Sur le modèle de notre association italienne sœur, Altagamma, nous allons également réfléchir à reproduire en France un programme développé là-bas qui consiste pour chaque entreprise à parrainer une école. Nous avons également porté devant la Présidente de la Commission européenne, Ursula van Der Leyen, un projet de Maitre d’art européen à l’image de ce qui existe en France depuis 1994 pour faire de nos artisans des modèles pour nos jeunes. Cette distinction s’inspire également du modèle des « Trésors nationaux vivants » du Japon.
Les métiers d’art souffrent également en France d’être dans l’angle mort des politiques gouvernementales, à mi-chemin entre les ministères de la Culture, de l’Economie et de l’Industrie mais aussi d’autres acteurs concernés (collectivités territoriales, chambres consulaires, organisations professionnelles, syndicats, etc).

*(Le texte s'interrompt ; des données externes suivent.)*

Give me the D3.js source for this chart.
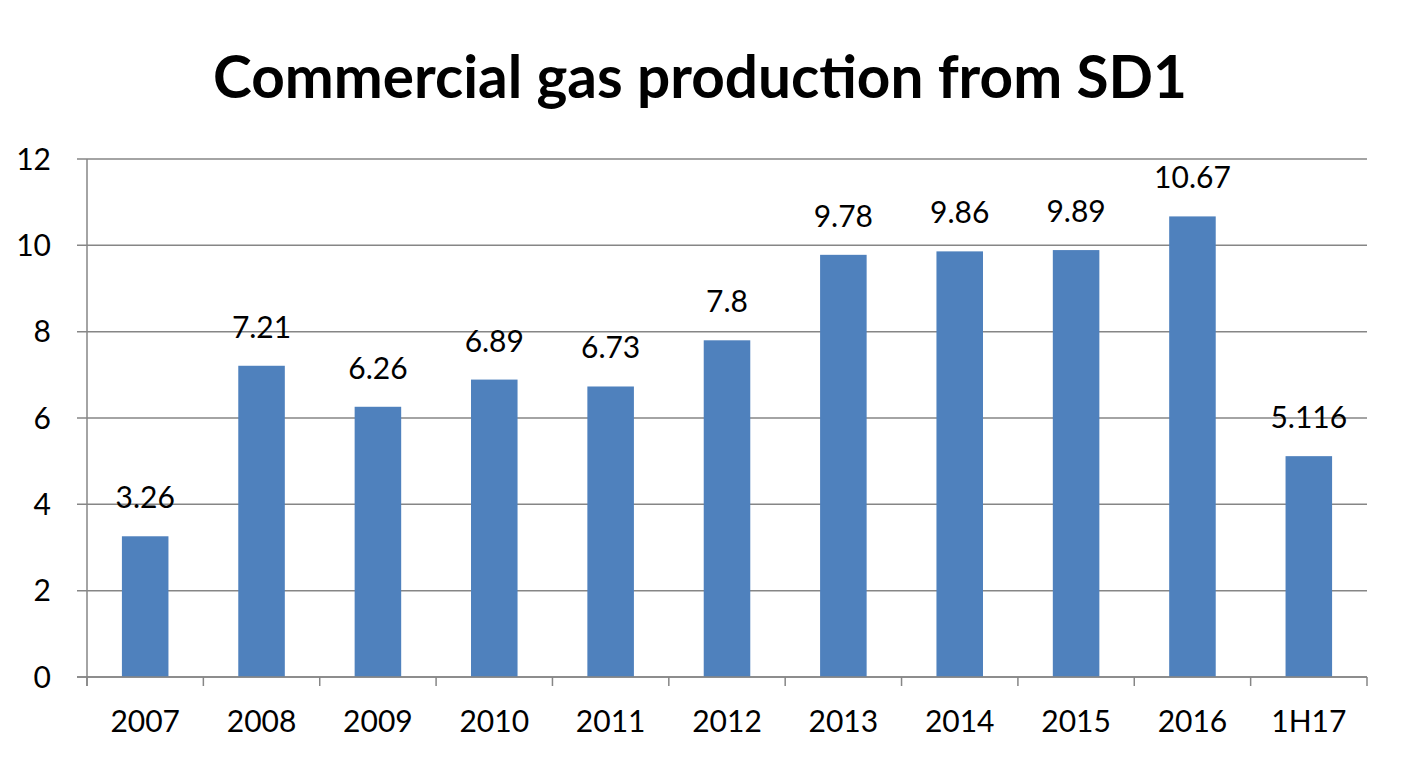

Vous négociez actuellement une nouvelle législation relative à la propriété intellectuelle et les services numériques, le Digital Services Act – DSA. La contrefaçon fait-elle toujours partie de nos enjeux ?
C’est un projet important en effet car les derniers chiffres sur la contrefaçon montrent une réduction du nombre d’articles de contrefaçon (72 millions en 2019 à comparer avec 91 millions en 2018) mais un maintien de leur valeur globale à quelque 2,4 milliards d’euros. Ce qui témoigne d’un changement du mix avec une diminution de la contrefaçon de produits moins chers au profit du développement d’articles onéreux, chaussures, accessoires et vêtements. On parle au plan mondial de 464 milliards de dollars d’articles contrefaits, soit environ 2,5 % du commerce mondial ! D’où notre vigilance absolue dans le trilogue européen qui s’est engagé depuis le mois de janvier sur le Digital Services Act. Il est trop tôt pour vous en donner l’issue.
Mais ce n’est pas notre seul sujet de vigilance. D’autres textes sont en discussion s’agissant du règlement sur la distribution sélective ou de la menace de l’inclusion de l’argent dans les substances extrêmement préoccupantes. A chaque fois, nous n’avons de cesse de répéter les spécificités de notre secteur.
Le développement durable figure-t-il parmi vos préoccupations ?
Absolument et depuis longtemps. Nous considérons que les notions de durabilité et de respect propres à la RSE sont intrinsèques à nos maisons. Nous avons d’ailleurs publié l’an passé notre premier rapport RSE qui témoigne de l’engagement de toutes nos maisons sur toutes les thématiques du développement durable. Un deuxième opus paraitra cette année dans le cadre d’un partenariat que nous avons noué avec l’Université de la Terre qui se tient en novembre prochain à L’UNESCO. Le développement durable est déjà et sera encore davantage à l’avenir un formidable moteur d’innovations et de créativité pour nos maisons. Notre vigilance consiste à anticiper l’évolution de la réglementation pour que celle-ci n’entrave pas cet élan mais qu’elle l’accompagne au mieux.